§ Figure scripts
▼

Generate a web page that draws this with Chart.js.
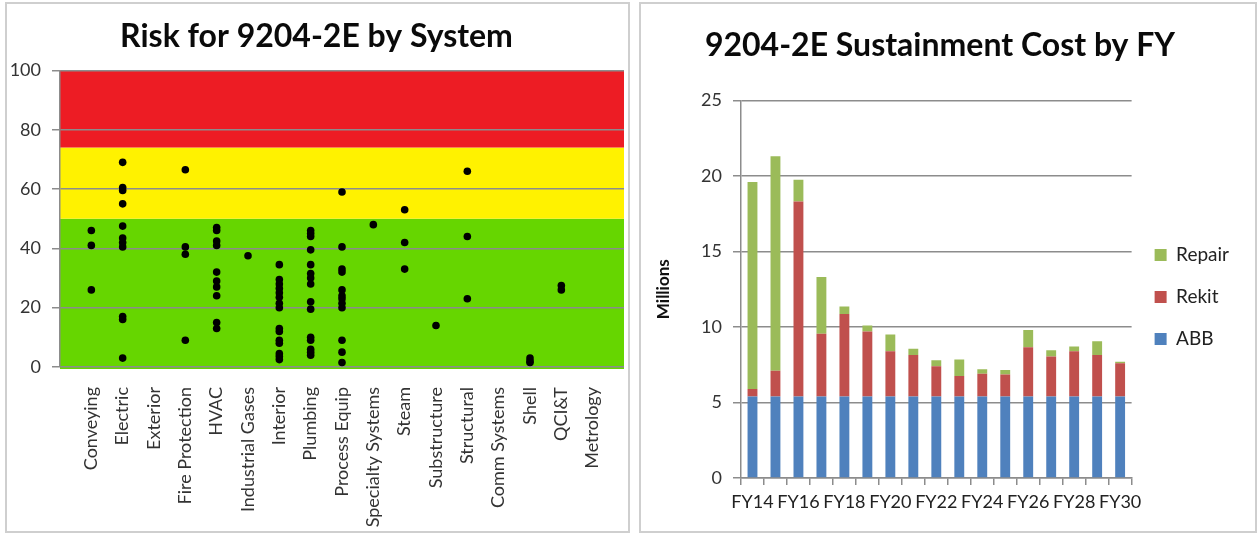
<!DOCTYPE html>
<html>
<head>
<meta charset="utf-8">
<script src="https://cdn.jsdelivr.net/npm/chart.js@4/dist/chart.umd.min.js"></script>
<style>
  body { margin: 0; background: #fff; }
  .panel { position: absolute; border: 2px solid #cfcfcf; box-sizing: border-box; background: #fff; }
  #left { left: 5px; top: 2px; width: 625px; height: 531px; }
  #right { left: 639px; top: 2px; width: 618px; height: 531px; }
</style>
</head>
<body>
<div class="panel" id="left"><canvas id="riskChart"></canvas></div>
<div class="panel" id="right"><canvas id="costChart"></canvas></div>
<script>
// ---- risk chart data ----
const systems = ['Conveying', 'Electric', 'Exterior', 'Fire Protection', 'HVAC', 'Industrial Gases',
  'Interior', 'Plumbing', 'Process Equip', 'Specialty Systems', 'Steam', 'Substructure',
  'Structural', 'Comm Systems', 'Shell', 'QCI&T', 'Metrology'];

const conveying = [46, 41, 26];
const electric = [69, 60.5, 59.5, 55, 47.5, 43.5, 42, 40.5, 17, 16, 3];
const exterior = [];
const fireProtection = [66.5, 40.5, 38, 9];
const hvac = [47, 46, 42.5, 41, 32, 29, 27, 24, 15, 13];
const industrialGases = [37.5];
const interior = [34.5, 29.5, 28, 26.5, 25, 23.5, 21.5, 20, 13, 12, 9, 8, 4.5, 3.5, 2.5];
const plumbing = [46, 45, 44, 39.5, 34.5, 31.5, 30, 28, 22, 19.5, 10, 9, 6, 5, 4];
const processEquip = [59, 40.5, 33, 32, 26, 24, 23, 21.5, 20, 9, 5, 1.5];
const specialtySystems = [48];
const steam = [53, 42, 33];
const substructure = [14];
const structural = [66, 44, 23];
const commSystems = [];
const shell = [3, 2, 1.5];
const qcit = [27.5, 26];
const metrology = [];

const riskValues = [conveying, electric, exterior, fireProtection, hvac, industrialGases, interior,
  plumbing, processEquip, specialtySystems, steam, substructure, structural, commSystems, shell, qcit, metrology];

const riskTicks = [0, 20, 40, 60, 80, 100];
const bandEdges = [0, 50, 74, 100];
const bandColors = ['#66d600', '#fff200', '#ed1c24'];

// ---- cost chart data ----
const fiscalYears = ['FY14', 'FY15', 'FY16', 'FY17', 'FY18', 'FY19', 'FY20', 'FY21', 'FY22',
  'FY23', 'FY24', 'FY25', 'FY26', 'FY27', 'FY28', 'FY29', 'FY30'];
const abb = [5.4, 5.4, 5.4, 5.4, 5.4, 5.4, 5.4, 5.4, 5.4, 5.4, 5.4, 5.4, 5.4, 5.4, 5.4, 5.4, 5.4];
const rekit = [0.5, 1.7, 12.9, 4.15, 5.45, 4.3, 3.0, 2.75, 2.0, 1.35, 1.5, 1.45, 3.25, 2.65, 3.0, 2.75, 2.2];
const repair = [13.7, 14.2, 1.45, 3.75, 0.5, 0.4, 1.1, 0.4, 0.4, 1.1, 0.3, 0.3, 1.15, 0.4, 0.3, 0.9, 0.1];

const FONT = 'Lato, "Open Sans", sans-serif';

// build scatter points, category n sits at x = n + 1
let riskPoints = [];
for (let i = 0; i < riskValues.length; i++) {
  for (let j = 0; j < riskValues[i].length; j++) {
    riskPoints.push({ x: i + 1, y: riskValues[i][j] });
  }
}

// paint the red / yellow / green zones behind the grid
const bandPlugin = {
  id: 'bands',
  beforeDraw(chart) {
    const ctx = chart.ctx;
    const area = chart.chartArea;
    const y = chart.scales.y;
    ctx.save();
    for (let i = 0; i < bandColors.length; i++) {
      const top = y.getPixelForValue(bandEdges[i + 1]);
      const bottom = y.getPixelForValue(bandEdges[i]);
      ctx.fillStyle = bandColors[i];
      ctx.fillRect(area.left, top, area.right - area.left, bottom - top + (i === 0 ? 2 : 0));
    }
    ctx.restore();
  }
};

new Chart(document.getElementById('riskChart'), {
  type: 'scatter',
  data: {
    datasets: [{
      label: 'Risk',
      data: riskPoints,
      backgroundColor: '#000',
      borderWidth: 0,
      pointRadius: 3.8
    }]
  },
  options: {
    responsive: true,
    maintainAspectRatio: false,
    animation: false,
    layout: { padding: { left: 0, right: 2, top: 0, bottom: 0 } },
    plugins: {
      legend: { display: false },
      tooltip: { enabled: false },
      title: {
        display: true,
        text: 'Risk for 9204-2E by System',
        color: '#0a0a0a',
        font: { family: FONT, size: 32, weight: 'bold' },
        padding: { top: 13, bottom: 15 }
      }
    },
    scales: {
      x: {
        type: 'linear',
        min: 0,
        max: systems.length + 1,
        afterBuildTicks: s => { s.ticks = []; for (let i = 0; i <= systems.length + 1; i++) s.ticks.push({ value: i }); },
        afterFit: s => { s.height = 164; s.paddingLeft = 0; s.paddingRight = 0; },
        grid: { display: false },
        border: { display: false },
        ticks: {
          autoSkip: false,
          maxRotation: 90,
          minRotation: 90,
          padding: 12,
          color: '#333',
          font: { family: FONT, size: 18 },
          callback: v => systems[v - 1] || ''
        }
      },
      y: {
        min: 0,
        max: 100,
        afterBuildTicks: s => { s.ticks = riskTicks.map(v => ({ value: v })); },
        afterFit: s => { s.width = 53; },
        grid: { color: '#8c8c8c', lineWidth: 1.5, tickLength: 8 },
        border: { color: '#8c8c8c', width: 1.5 },
        ticks: { color: '#333', padding: 11, font: { family: FONT, size: 18 } }
      }
    }
  },
  plugins: [bandPlugin]
});

new Chart(document.getElementById('costChart'), {
  type: 'bar',
  data: {
    labels: fiscalYears,
    datasets: [
      { label: 'ABB', data: abb, backgroundColor: '#4f81bd' },
      { label: 'Rekit', data: rekit, backgroundColor: '#c0504d' },
      { label: 'Repair', data: repair, backgroundColor: '#9bbb59' }
    ]
  },
  options: {
    responsive: true,
    maintainAspectRatio: false,
    animation: false,
    datasets: { bar: { categoryPercentage: 1, barPercentage: 0.43 } },
    layout: { padding: { left: 0, right: 16, top: 0, bottom: 0 } },
    plugins: {
      tooltip: { enabled: false },
      title: {
        display: true,
        text: '9204-2E Sustainment Cost by FY',
        color: '#0a0a0a',
        font: { family: FONT, size: 32, weight: 'bold' },
        padding: { top: 22, bottom: 36 }
      },
      legend: {
        position: 'right',
        reverse: true,
        title: { display: true, text: '', font: { size: 1 }, padding: 29 },
        labels: {
          boxWidth: 12,
          boxHeight: 12,
          padding: 23,
          color: '#222',
          font: { family: FONT, size: 19 }
        }
      }
    },
    scales: {
      x: {
        stacked: true,
        afterFit: s => { s.height = 53; },
        grid: { drawOnChartArea: false, color: '#8c8c8c', lineWidth: 1.5, tickLength: 7 },
        border: { color: '#8c8c8c', width: 1.5 },
        ticks: {
          autoSkip: false,
          maxRotation: 0,
          padding: 6,
          color: '#222',
          font: { family: FONT, size: 18 },
          callback: (v, i) => (i % 2 === 0 ? fiscalYears[i] : '')
        }
      },
      y: {
        stacked: true,
        min: 0,
        max: 25,
        ticks: { stepSize: 5, color: '#333', padding: 11, font: { family: FONT, size: 18 } },
        afterFit: s => { s.width = 100; },
        grid: { color: '#8c8c8c', lineWidth: 1.5, tickLength: 8 },
        border: { color: '#8c8c8c', width: 1.5 },
        title: {
          display: true,
          text: 'Millions',
          color: '#111',
          font: { family: FONT, size: 17, weight: 'bold' },
          padding: { top: 12, bottom: 20 }
        }
      }
    }
  }
});
</script>
</body>
</html>
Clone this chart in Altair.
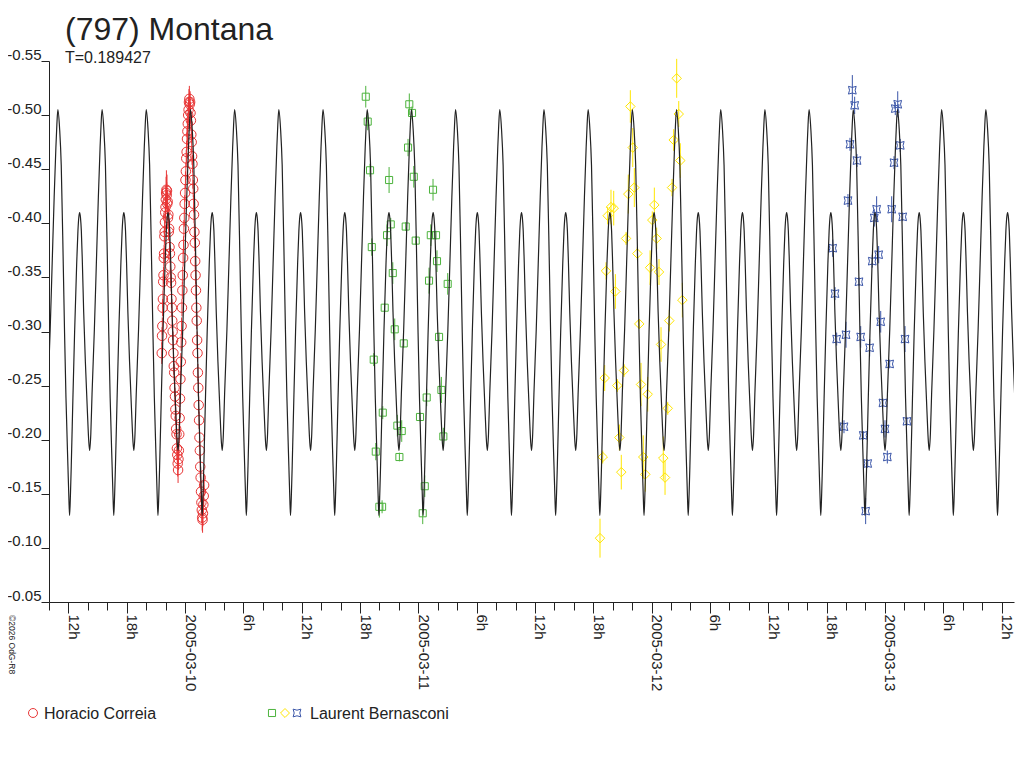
import datetime as dt
import altair as alt
import pandas as pd

# ---------------------------------------------------------------- data
PERIOD_DAYS = 0.189427            # rotation period shown under the title
EPOCH_HOURS = 0.552               # a main maximum, hours after 2005-03-10 00:00
BASE = pd.Timestamp("2005-03-10 00:00:00")

# one rotation of the model lightcurve: (phase, mag)
profile = [
    (0.000, -0.505), (0.040, -0.487), (0.076, -0.454), (0.122, -0.362),
    (0.151, -0.299), (0.183, -0.239), (0.228, -0.175), (0.250, -0.145),
    (0.265, -0.130), (0.285, -0.150), (0.303, -0.176), (0.340, -0.238),
    (0.379, -0.300), (0.425, -0.362), (0.454, -0.393), (0.475, -0.406),
    (0.493, -0.410), (0.512, -0.405), (0.531, -0.393), (0.554, -0.364),
    (0.584, -0.318), (0.622, -0.272), (0.667, -0.227), (0.700, -0.198),
    (0.720, -0.190), (0.745, -0.205), (0.773, -0.242), (0.826, -0.302),
    (0.871, -0.363), (0.916, -0.424), (0.955, -0.470), (0.977, -0.491),
]

# observations: (hours after 2005-03-10 00:00, relative mag, error)
horacio_correia = [
    (-2.40, -0.280, 0.010), (-2.37, -0.296, 0.008), (-2.34, -0.305, 0.008), (-2.31, -0.322, 0.008),
    (-2.28, -0.330, 0.008), (-2.25, -0.346, 0.008), (-2.22, -0.352, 0.008), (-2.19, -0.368, 0.008),
    (-2.16, -0.372, 0.008), (-2.13, -0.388, 0.008), (-2.10, -0.392, 0.010), (-2.07, -0.401, 0.008),
    (-2.04, -0.410, 0.010), (-2.01, -0.415, 0.010), (-1.98, -0.422, 0.012), (-1.95, -0.428, 0.015),
    (-1.92, -0.431, 0.018), (-1.89, -0.426, 0.012), (-1.86, -0.430, 0.015), (-1.83, -0.418, 0.010),
    (-1.79, -0.420, 0.010), (-1.76, -0.405, 0.008), (-1.72, -0.408, 0.008), (-1.68, -0.392, 0.008),
    (-1.64, -0.395, 0.008), (-1.60, -0.378, 0.008), (-1.56, -0.372, 0.008), (-1.52, -0.360, 0.008),
    (-1.48, -0.350, 0.008), (-1.44, -0.345, 0.008), (-1.40, -0.330, 0.008), (-1.36, -0.322, 0.008),
    (-1.32, -0.310, 0.008), (-1.28, -0.300, 0.008), (-1.24, -0.292, 0.008), (-1.20, -0.280, 0.008),
    (-1.16, -0.268, 0.008), (-1.12, -0.262, 0.008), (-1.08, -0.248, 0.008), (-1.04, -0.240, 0.008),
    (-1.00, -0.228, 0.008), (-0.96, -0.222, 0.008), (-0.92, -0.210, 0.008), (-0.88, -0.205, 0.010),
    (-0.84, -0.192, 0.010), (-0.80, -0.186, 0.010), (-0.76, -0.178, 0.012), (-0.72, -0.172, 0.012),
    (-0.68, -0.182, 0.010), (-0.64, -0.190, 0.008), (-0.60, -0.205, 0.008), (-0.56, -0.220, 0.008),
    (-0.52, -0.238, 0.008), (-0.48, -0.256, 0.008), (-0.44, -0.272, 0.008), (-0.40, -0.290, 0.008),
    (-0.36, -0.305, 0.008), (-0.32, -0.322, 0.008), (-0.28, -0.338, 0.008), (-0.24, -0.352, 0.008),
    (-0.20, -0.368, 0.008), (-0.16, -0.380, 0.008), (-0.12, -0.395, 0.008), (-0.08, -0.405, 0.008),
    (-0.04, -0.418, 0.008), (0.00, -0.428, 0.008), (0.04, -0.440, 0.008), (0.08, -0.448, 0.008),
    (0.12, -0.460, 0.008), (0.16, -0.466, 0.010), (0.20, -0.478, 0.010), (0.24, -0.485, 0.010),
    (0.28, -0.492, 0.010), (0.32, -0.500, 0.012), (0.36, -0.505, 0.012), (0.40, -0.512, 0.012),
    (0.44, -0.515, 0.012), (0.48, -0.510, 0.010), (0.52, -0.512, 0.010), (0.56, -0.502, 0.010),
    (0.60, -0.495, 0.008), (0.64, -0.482, 0.008), (0.68, -0.475, 0.008), (0.72, -0.462, 0.008),
    (0.76, -0.455, 0.008), (0.80, -0.440, 0.008), (0.84, -0.432, 0.008), (0.88, -0.418, 0.008),
    (0.92, -0.408, 0.008), (0.96, -0.392, 0.008), (1.00, -0.382, 0.008), (1.04, -0.365, 0.008),
    (1.08, -0.352, 0.008), (1.12, -0.338, 0.008), (1.16, -0.322, 0.008), (1.20, -0.310, 0.008),
    (1.24, -0.292, 0.008), (1.28, -0.280, 0.008), (1.32, -0.262, 0.008), (1.36, -0.248, 0.008),
    (1.40, -0.232, 0.008), (1.44, -0.218, 0.008), (1.48, -0.202, 0.008), (1.52, -0.190, 0.008),
    (1.56, -0.175, 0.010), (1.60, -0.165, 0.010), (1.64, -0.152, 0.010), (1.68, -0.142, 0.010),
    (1.72, -0.135, 0.012), (1.76, -0.128, 0.012), (1.80, -0.126, 0.012), (1.84, -0.132, 0.012),
    (1.88, -0.140, 0.010), (1.92, -0.148, 0.010), (1.96, -0.158, 0.010),
]

bernasconi_night1 = [
    (18.59, -0.517, 0.010), (18.79, -0.494, 0.008), (19.03, -0.449, 0.006), (20.99, -0.440, 0.012),
    (21.16, -0.399, 0.006), (20.78, -0.389, 0.010), (19.21, -0.378, 0.008), (21.37, -0.354, 0.010),
    (20.54, -0.322, 0.004), (21.57, -0.302, 0.010), (19.41, -0.274, 0.006), (20.34, -0.225, 0.006),
    (19.62, -0.189, 0.008), (19.99, -0.138, 0.010), (20.27, -0.138, 0.006), (23.07, -0.510, 0.010),
    (23.35, -0.502, 0.006), (22.94, -0.470, 0.008), (23.53, -0.443, 0.010), (22.70, -0.397, 0.004),
    (25.51, -0.431, 0.010), (23.73, -0.384, 0.004), (22.50, -0.289, 0.004), (21.84, -0.213, 0.010),
    (22.29, -0.208, 0.010), (22.05, -0.184, 0.004), (24.17, -0.221, 0.004), (24.86, -0.239, 0.008),
    (24.66, -0.157, 0.010), (24.45, -0.132, 0.010), (25.28, -0.389, 0.010), (25.82, -0.389, 0.004),
    (25.92, -0.365, 0.010), (25.10, -0.347, 0.012), (27.02, -0.344, 0.010), (26.13, -0.295, 0.004),
    (26.37, -0.246, 0.012), (26.57, -0.203, 0.008),
]

bernasconi_night2 = [
    (50.58, -0.534, 0.018), (50.79, -0.501, 0.012), (45.81, -0.508, 0.015), (46.06, -0.470, 0.018),
    (50.27, -0.477, 0.010), (50.95, -0.458, 0.016), (46.22, -0.433, 0.018), (45.60, -0.427, 0.018),
    (50.10, -0.433, 0.008), (43.82, -0.415, 0.016), (44.10, -0.414, 0.016), (43.48, -0.407, 0.008),
    (48.28, -0.417, 0.016), (48.07, -0.403, 0.008), (45.37, -0.386, 0.006), (48.52, -0.386, 0.010),
    (46.53, -0.372, 0.006), (47.84, -0.359, 0.016), (48.76, -0.355, 0.012), (43.31, -0.356, 0.008),
    (44.27, -0.337, 0.016), (51.16, -0.329, 0.016), (46.73, -0.307, 0.004), (49.82, -0.310, 0.010),
    (48.97, -0.288, 0.016), (43.17, -0.257, 0.012), (45.16, -0.264, 0.006), (44.47, -0.250, 0.006),
    (46.91, -0.251, 0.020), (47.60, -0.242, 0.016), (49.66, -0.229, 0.006), (44.68, -0.202, 0.012),
    (42.97, -0.184, 0.006), (47.14, -0.184, 0.020), (49.20, -0.183, 0.020), (44.88, -0.170, 0.016),
    (47.35, -0.168, 0.016), (49.38, -0.165, 0.016), (42.69, -0.109, 0.018),
]

bernasconi_night3 = [
    (68.65, -0.523, 0.014), (68.89, -0.509, 0.008), (68.41, -0.473, 0.006), (69.13, -0.458, 0.006),
    (68.20, -0.421, 0.006), (66.63, -0.377, 0.008), (66.87, -0.335, 0.006), (67.04, -0.293, 0.006),
    (68.00, -0.297, 0.012), (67.79, -0.212, 0.006), (69.33, -0.346, 0.004), (69.51, -0.295, 0.010),
    (70.43, -0.285, 0.008), (69.78, -0.204, 0.004), (70.23, -0.178, 0.004), (70.02, -0.134, 0.012),
    (71.15, -0.413, 0.012), (70.91, -0.405, 0.008), (71.36, -0.371, 0.008), (70.70, -0.365, 0.006),
    (71.57, -0.309, 0.010), (72.49, -0.270, 0.004), (71.80, -0.234, 0.004), (72.01, -0.210, 0.008),
    (72.25, -0.184, 0.006), (73.32, -0.510, 0.012), (73.07, -0.506, 0.006), (73.58, -0.472, 0.006),
    (72.94, -0.456, 0.006), (72.70, -0.413, 0.012), (73.83, -0.406, 0.004), (74.07, -0.293, 0.012),
    (74.27, -0.217, 0.004),
]

y_ticks = [-0.55, -0.50, -0.45, -0.40, -0.35, -0.30, -0.25, -0.20, -0.15, -0.10, -0.05]

# ---------------------------------------------------------------- frames
def obs_frame(rows):
    df = pd.DataFrame(rows, columns=["h", "mag", "err"])
    df["t"] = (BASE + pd.to_timedelta(df["h"], unit="h")).dt.round("s")
    df["lo"] = df["mag"] - df["err"]
    df["hi"] = df["mag"] + df["err"]
    return df

period_h = PERIOD_DAYS * 24.0
curve_rows = []
for k in range(-4, 21):
    for ph, m in profile:
        curve_rows.append({"h": EPOCH_HOURS + (k + ph) * period_h, "mag": m})
curve = pd.DataFrame(curve_rows)
curve["t"] = (BASE + pd.to_timedelta(curve["h"], unit="h")).dt.round("s")

red = obs_frame(horacio_correia)
green = obs_frame(bernasconi_night1)
yellow = obs_frame(bernasconi_night2)
blue = obs_frame(bernasconi_night3)

# ---------------------------------------------------------------- scales / axes
FONT = "Liberation Sans"
INK = "#222222"

x_ticks = []
t = dt.datetime(2005, 3, 9, 10)
while t <= dt.datetime(2005, 3, 13, 12):
    x_ticks.append(alt.DateTime(year=t.year, month=t.month, date=t.day, hours=t.hour))
    t += dt.timedelta(hours=2)

xscale = alt.Scale(domain=[alt.DateTime(year=2005, month=3, date=9, hours=10, minutes=0),
                           alt.DateTime(year=2005, month=3, date=13, hours=13, minutes=17)])
yscale = alt.Scale(domain=[-0.55, -0.05], reverse=True, nice=False, zero=False)

x_axis = alt.Axis(
    values=x_ticks,
    labelExpr="hours(datum.value) % 6 != 0 ? '' : (hours(datum.value) == 0 ? "
              "timeFormat(datum.value, '%Y-%m-%d') : hours(datum.value) + 'h')",
    labelAngle=90, labelAlign="left", labelBaseline="alphabetic",
    labelPadding=1, labelFont=FONT, labelFontSize=15, labelColor=INK,
    tickSize={"condition": {"test": "hours(datum.value) % 6 == 0", "value": 11}, "value": 8},
    tickColor=INK, domainColor=INK, grid=False, title=None,
    labelOverlap=False, labelFlush=False, labelBound=False,
)
y_axis = alt.Axis(
    values=y_ticks, labelExpr="'-' + format(abs(datum.value), '.2f')",
    tickSize=8, labelPadding=0, labelBaseline="alphabetic", labelOffset=-2,
    labelFont=FONT, labelFontSize=15, labelColor=INK,
    tickColor=INK, domainColor=INK, grid=False, title=None,
    labelOverlap=False, labelFlush=False,
)

X = alt.X("t:T", scale=xscale, axis=x_axis, title=None)
Y = alt.Y("mag:Q", scale=yscale, axis=y_axis, title=None)
Ylo = alt.Y("lo:Q", scale=yscale, axis=y_axis, title=None)

STAR = "M -1 -1 Q 0 -0.45 1 -1 Q 0.45 0 1 1 Q 0 0.45 -1 1 Q -0.45 0 -1 -1 Z"

def obs_layers(df, color, shape, size):
    bars = alt.Chart(df).mark_rule(color=color, strokeWidth=1).encode(x=X, y=Ylo, y2="hi:Q")
    pts = alt.Chart(df).mark_point(shape=shape, filled=False, color=color, size=size,
                                   strokeWidth=1, opacity=1).encode(x=X, y=Y)
    return [bars, pts]

layers = []
layers += obs_layers(red, "#E83535", "circle", 90)
layers += obs_layers(green, "#4DB33D", "square", 50)
layers += obs_layers(yellow, "#FFE600", "diamond", 90)
layers += obs_layers(blue, "#3A55A8", STAR, 60)

model = alt.Chart(curve).mark_line(color=INK, strokeWidth=1.2, interpolate="monotone",
                                   clip=True).encode(x=X, y=Y, order="h:Q")
layers.append(model)

# ---------------------------------------------------------------- legend + credit
one = pd.DataFrame({"k": [0]})
def sym(x, color, shape, size):
    return alt.Chart(one).mark_point(shape=shape, filled=False, color=color, size=size,
                                     strokeWidth=1, opacity=1).encode(
        x=alt.value(x), y=alt.value(652))
def label(x, text):
    return alt.Chart(one).mark_text(text=text, align="left", baseline="alphabetic",
                                    font=FONT, fontSize=16, color=INK).encode(
        x=alt.value(x), y=alt.value(658))

layers += [
    sym(-16, "#E83535", "circle", 80), label(-5, "Horacio Correia"),
    sym(223, "#4DB33D", "square", 50), sym(236, "#FFE600", "diamond", 80),
    sym(248, "#3A55A8", STAR, 60), label(261, "Laurent Bernasconi"),
    alt.Chart(one).mark_text(text="©2026 OdG-R8", angle=90, align="left",
                             baseline="alphabetic", font=FONT, fontSize=8.5,
                             color=INK).encode(x=alt.value(-40), y=alt.value(554)),
]

chart = alt.layer(*layers).properties(
    width=965, height=541,
    title=alt.TitleParams(
        text="(797) Montana", subtitle="T=0.189427", anchor="start", frame="group",
        dx=16, offset=-20, font=FONT, fontSize=32, fontWeight="normal", color=INK,
        subtitleFont=FONT, subtitleFontSize=16, subtitleColor=INK, subtitlePadding=3,
    ),
    autosize=alt.AutoSizeParams(type="none"),
    padding={"left": 41, "top": 53, "right": 2, "bottom": 130},
).configure(background="white").configure_view(stroke=None)

chart.save("out.html", embed_options={"renderer": "svg", "actions": False})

▲

§ YOUR GOAL
Leave out the pictures, then repeat the listing above exactly from its first line to the line with "Systems', 'Shell', 'QCI&T', 'Metrology'];", inclusive.

§ OUTPUT FOR THIS TASK
Generate a web page that draws this with Chart.js.
<!DOCTYPE html>
<html>
<head>
<meta charset="utf-8">
<script src="https://cdn.jsdelivr.net/npm/chart.js@4/dist/chart.umd.min.js"></script>
<style>
  body { margin: 0; background: #fff; }
  .panel { position: absolute; border: 2px solid #cfcfcf; box-sizing: border-box; background: #fff; }
  #left { left: 5px; top: 2px; width: 625px; height: 531px; }
  #right { left: 639px; top: 2px; width: 618px; height: 531px; }
</style>
</head>
<body>
<div class="panel" id="left"><canvas id="riskChart"></canvas></div>
<div class="panel" id="right"><canvas id="costChart"></canvas></div>
<script>
// ---- risk chart data ----
const systems = ['Conveying', 'Electric', 'Exterior', 'Fire Protection', 'HVAC', 'Industrial Gases',
  'Interior', 'Plumbing', 'Process Equip', 'Specialty Systems', 'Steam', 'Substructure',
  'Structural', 'Comm Systems', 'Shell', 'QCI&T', 'Metrology'];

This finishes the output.